The characteristic impedance $ Z_0 $ is defined as the ratio of voltage to current at any point along the transmission line. In PCB design, microstrip lines and striplines are commonly used. Therefore, the characteristic impedance should be approximated based on the specific type of transmission line [3]. For a microstrip line, the characteristic impedance can be calculated using the formula:
$$ Z_0 = \frac{87}{\sqrt{\varepsilon_r + 1.41}} \cdot \ln\left( \frac{5.98H}{0.8W + T} \right) $$
Where:
- $ W $ is the conductor width (in mm),
- $ T $ is the conductor thickness (in mm),
- $ H $ is the dielectric thickness (in mm),
- $ \varepsilon_r $ is the dielectric constant of the board material.
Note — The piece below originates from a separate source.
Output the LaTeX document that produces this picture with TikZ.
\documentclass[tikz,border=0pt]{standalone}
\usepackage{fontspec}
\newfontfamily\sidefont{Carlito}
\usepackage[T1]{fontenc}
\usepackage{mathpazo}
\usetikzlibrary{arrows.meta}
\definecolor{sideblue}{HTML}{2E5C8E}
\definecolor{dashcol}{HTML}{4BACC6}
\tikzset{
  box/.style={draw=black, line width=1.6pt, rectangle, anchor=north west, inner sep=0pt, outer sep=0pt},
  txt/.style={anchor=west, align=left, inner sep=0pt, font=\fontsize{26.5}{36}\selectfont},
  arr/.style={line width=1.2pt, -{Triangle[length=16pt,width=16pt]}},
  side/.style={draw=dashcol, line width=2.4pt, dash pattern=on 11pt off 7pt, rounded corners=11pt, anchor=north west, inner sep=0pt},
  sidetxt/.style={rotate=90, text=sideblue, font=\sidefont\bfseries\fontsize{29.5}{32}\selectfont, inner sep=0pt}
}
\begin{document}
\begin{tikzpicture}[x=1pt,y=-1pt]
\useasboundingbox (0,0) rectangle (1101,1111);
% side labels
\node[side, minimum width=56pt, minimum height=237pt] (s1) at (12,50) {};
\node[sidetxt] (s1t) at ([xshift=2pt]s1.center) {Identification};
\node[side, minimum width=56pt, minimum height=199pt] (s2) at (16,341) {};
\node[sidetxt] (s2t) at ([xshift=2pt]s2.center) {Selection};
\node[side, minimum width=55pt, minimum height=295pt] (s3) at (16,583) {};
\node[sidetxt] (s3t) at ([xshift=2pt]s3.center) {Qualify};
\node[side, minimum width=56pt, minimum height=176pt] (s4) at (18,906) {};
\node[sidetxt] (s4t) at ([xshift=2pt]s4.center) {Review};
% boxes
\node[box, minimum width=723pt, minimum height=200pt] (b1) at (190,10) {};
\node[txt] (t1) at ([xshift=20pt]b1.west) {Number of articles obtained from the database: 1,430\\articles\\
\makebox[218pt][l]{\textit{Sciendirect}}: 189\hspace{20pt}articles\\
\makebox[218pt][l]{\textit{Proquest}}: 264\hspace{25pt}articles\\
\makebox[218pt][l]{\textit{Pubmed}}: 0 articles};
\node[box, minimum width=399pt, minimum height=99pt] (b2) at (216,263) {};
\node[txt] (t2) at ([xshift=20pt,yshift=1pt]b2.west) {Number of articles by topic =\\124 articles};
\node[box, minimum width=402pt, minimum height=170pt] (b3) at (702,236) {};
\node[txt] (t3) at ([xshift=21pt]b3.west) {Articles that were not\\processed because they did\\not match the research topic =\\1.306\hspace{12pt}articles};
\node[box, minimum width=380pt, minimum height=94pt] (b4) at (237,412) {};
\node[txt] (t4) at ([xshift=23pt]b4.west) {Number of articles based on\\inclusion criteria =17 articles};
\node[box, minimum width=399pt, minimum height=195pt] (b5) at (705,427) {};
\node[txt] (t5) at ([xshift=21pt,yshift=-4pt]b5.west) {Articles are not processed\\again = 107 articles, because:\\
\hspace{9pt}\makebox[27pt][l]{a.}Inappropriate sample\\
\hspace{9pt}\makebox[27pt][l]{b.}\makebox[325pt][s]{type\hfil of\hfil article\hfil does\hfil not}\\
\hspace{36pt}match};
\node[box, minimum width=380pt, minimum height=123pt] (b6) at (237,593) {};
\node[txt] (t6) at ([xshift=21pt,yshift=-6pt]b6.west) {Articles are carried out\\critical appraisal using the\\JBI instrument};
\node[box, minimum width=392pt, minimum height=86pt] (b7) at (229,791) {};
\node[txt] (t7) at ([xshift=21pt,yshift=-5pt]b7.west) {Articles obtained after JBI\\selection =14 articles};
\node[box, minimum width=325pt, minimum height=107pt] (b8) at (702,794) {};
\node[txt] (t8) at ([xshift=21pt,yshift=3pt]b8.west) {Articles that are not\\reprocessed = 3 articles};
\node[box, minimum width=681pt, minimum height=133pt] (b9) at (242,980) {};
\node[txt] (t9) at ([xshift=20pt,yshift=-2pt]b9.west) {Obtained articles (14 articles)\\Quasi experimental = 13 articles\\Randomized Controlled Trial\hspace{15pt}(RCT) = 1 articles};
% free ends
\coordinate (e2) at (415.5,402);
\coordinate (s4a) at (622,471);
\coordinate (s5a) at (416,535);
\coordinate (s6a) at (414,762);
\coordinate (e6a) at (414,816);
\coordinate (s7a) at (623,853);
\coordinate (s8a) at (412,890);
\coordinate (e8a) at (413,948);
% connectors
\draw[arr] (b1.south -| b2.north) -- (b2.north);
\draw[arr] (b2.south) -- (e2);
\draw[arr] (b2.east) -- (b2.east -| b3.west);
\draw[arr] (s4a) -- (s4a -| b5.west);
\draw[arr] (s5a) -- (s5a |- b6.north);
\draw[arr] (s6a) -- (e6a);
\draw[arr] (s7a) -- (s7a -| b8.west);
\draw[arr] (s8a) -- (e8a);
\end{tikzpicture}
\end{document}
Crosstalk occurs when electromagnetic coupling between adjacent signal lines causes unwanted noise or interference. It is essentially the result of mutual capacitance and mutual inductance between transmission lines. As shown in Figure 1, crosstalk can be classified into two types: near-end crosstalk (NEXT), which occurs at the end of the driver, and far-end crosstalk (FEXT), which occurs at the opposite end.
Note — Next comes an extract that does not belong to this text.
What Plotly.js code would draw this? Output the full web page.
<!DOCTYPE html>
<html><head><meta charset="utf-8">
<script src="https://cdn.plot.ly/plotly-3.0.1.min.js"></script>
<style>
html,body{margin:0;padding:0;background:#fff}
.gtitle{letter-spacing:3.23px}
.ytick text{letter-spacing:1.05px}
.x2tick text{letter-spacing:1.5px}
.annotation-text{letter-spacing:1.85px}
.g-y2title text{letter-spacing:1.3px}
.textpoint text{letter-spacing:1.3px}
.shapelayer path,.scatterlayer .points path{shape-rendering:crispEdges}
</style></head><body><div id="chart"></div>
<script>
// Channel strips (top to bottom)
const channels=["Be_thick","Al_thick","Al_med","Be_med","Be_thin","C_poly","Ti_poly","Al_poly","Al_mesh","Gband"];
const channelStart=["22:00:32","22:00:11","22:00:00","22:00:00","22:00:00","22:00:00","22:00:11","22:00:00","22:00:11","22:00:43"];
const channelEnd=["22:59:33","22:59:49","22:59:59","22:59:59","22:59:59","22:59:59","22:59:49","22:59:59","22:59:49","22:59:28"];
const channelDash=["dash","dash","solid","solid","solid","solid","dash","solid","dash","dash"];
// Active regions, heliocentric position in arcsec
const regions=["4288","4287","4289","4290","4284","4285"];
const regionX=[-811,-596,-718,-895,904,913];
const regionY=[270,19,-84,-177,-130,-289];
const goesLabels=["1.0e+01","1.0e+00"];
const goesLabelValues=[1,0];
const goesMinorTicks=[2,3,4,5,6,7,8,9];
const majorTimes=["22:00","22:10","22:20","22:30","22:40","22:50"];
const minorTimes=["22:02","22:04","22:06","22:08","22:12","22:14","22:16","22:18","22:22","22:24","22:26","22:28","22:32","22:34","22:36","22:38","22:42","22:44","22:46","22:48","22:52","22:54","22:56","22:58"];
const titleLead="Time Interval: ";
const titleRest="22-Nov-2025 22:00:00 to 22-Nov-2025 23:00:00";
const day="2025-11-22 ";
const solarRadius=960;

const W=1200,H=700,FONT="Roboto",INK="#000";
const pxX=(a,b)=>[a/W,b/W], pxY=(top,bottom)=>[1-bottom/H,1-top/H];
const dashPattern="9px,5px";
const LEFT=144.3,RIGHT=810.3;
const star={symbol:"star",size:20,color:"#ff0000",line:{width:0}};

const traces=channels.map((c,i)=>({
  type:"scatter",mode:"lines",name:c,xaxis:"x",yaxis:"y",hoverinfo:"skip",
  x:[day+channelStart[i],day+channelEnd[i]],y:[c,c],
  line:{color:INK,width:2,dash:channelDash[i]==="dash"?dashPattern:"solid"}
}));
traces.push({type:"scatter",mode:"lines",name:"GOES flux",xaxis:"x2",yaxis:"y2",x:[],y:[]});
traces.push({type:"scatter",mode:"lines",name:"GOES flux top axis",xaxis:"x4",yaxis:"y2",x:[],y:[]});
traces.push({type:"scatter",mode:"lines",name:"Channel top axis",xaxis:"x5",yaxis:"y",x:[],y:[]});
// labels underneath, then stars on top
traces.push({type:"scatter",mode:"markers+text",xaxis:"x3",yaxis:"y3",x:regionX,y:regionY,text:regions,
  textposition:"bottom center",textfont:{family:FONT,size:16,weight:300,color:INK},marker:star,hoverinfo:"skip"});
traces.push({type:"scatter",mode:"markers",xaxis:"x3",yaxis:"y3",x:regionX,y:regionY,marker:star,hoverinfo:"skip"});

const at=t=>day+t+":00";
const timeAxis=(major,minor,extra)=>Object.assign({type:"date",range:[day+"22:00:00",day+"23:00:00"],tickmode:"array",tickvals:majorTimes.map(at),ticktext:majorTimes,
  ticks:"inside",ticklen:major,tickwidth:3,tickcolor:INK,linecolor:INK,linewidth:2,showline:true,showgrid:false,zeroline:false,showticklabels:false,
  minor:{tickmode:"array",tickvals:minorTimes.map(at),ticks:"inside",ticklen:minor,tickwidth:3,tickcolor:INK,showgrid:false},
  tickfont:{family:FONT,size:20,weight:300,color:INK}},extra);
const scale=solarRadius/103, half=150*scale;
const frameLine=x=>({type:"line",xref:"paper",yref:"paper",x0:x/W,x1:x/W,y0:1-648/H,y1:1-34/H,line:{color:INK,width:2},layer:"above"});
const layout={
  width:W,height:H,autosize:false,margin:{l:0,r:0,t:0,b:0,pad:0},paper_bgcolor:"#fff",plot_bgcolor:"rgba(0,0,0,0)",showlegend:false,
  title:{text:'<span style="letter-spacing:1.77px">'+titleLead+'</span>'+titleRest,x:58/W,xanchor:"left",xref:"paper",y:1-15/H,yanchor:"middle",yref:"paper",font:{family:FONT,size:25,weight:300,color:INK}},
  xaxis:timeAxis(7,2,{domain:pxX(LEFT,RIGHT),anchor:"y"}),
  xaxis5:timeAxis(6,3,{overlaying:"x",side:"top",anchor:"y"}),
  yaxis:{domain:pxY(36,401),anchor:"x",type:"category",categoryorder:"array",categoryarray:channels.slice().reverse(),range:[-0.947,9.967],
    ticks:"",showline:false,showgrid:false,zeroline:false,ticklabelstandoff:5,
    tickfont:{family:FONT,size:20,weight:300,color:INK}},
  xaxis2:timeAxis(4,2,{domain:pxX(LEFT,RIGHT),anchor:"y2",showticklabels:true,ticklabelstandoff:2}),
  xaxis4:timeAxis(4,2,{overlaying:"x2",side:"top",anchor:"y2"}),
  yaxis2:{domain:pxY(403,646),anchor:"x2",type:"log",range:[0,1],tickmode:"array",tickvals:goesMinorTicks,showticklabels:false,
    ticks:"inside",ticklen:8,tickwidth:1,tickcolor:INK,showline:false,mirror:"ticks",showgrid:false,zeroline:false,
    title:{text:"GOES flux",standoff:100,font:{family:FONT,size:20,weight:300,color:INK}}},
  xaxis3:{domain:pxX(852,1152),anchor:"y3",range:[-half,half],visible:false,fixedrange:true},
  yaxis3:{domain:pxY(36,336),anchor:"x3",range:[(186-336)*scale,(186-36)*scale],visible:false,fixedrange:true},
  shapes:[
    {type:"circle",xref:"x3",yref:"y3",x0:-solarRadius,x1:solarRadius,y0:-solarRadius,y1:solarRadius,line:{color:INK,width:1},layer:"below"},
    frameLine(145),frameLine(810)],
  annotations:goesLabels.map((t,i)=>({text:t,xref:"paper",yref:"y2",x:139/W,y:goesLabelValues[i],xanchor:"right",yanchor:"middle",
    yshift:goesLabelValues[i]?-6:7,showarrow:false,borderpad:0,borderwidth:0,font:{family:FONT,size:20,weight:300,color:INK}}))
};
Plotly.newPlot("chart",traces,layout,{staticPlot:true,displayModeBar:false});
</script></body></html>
Inductive coupling, or mutual inductance $ L_m $, happens when a changing current in one transmission line induces a voltage in another. The magnitude of mutual inductance can be calculated using the following equation:
$$ L_m = \frac{\mu_0 \mu_r}{2\pi} \cdot \ln\left( \frac{d}{w} \right) $$
Where:
- $ \mu_0 $ is the permeability of free space,
- $ \mu_r $ is the relative permeability of the medium,
- $ d $ is the distance between the lines,
- $ w $ is the width of the conductor.
To address signal integrity issues, several strategies can be implemented. For reflections, the most effective method is to terminate the transmission line and match its characteristic impedance. There are two main approaches: load-end termination (parallel termination) and source-end termination (series termination). Load-end termination is generally preferred from a system design perspective because it eliminates reflections before they return to the source, reducing noise and electromagnetic interference (EMI).
For crosstalk, although it cannot be completely eliminated, it can be minimized through proper PCB layout techniques. These include increasing the spacing between signal lines, minimizing parallel lengths between adjacent nets, using vertical routing between layers, and inserting ground lines or shielding for critical signals [8, 9]. By implementing these measures, crosstalk can be kept within acceptable limits, ensuring reliable signal performance in high-speed digital systems.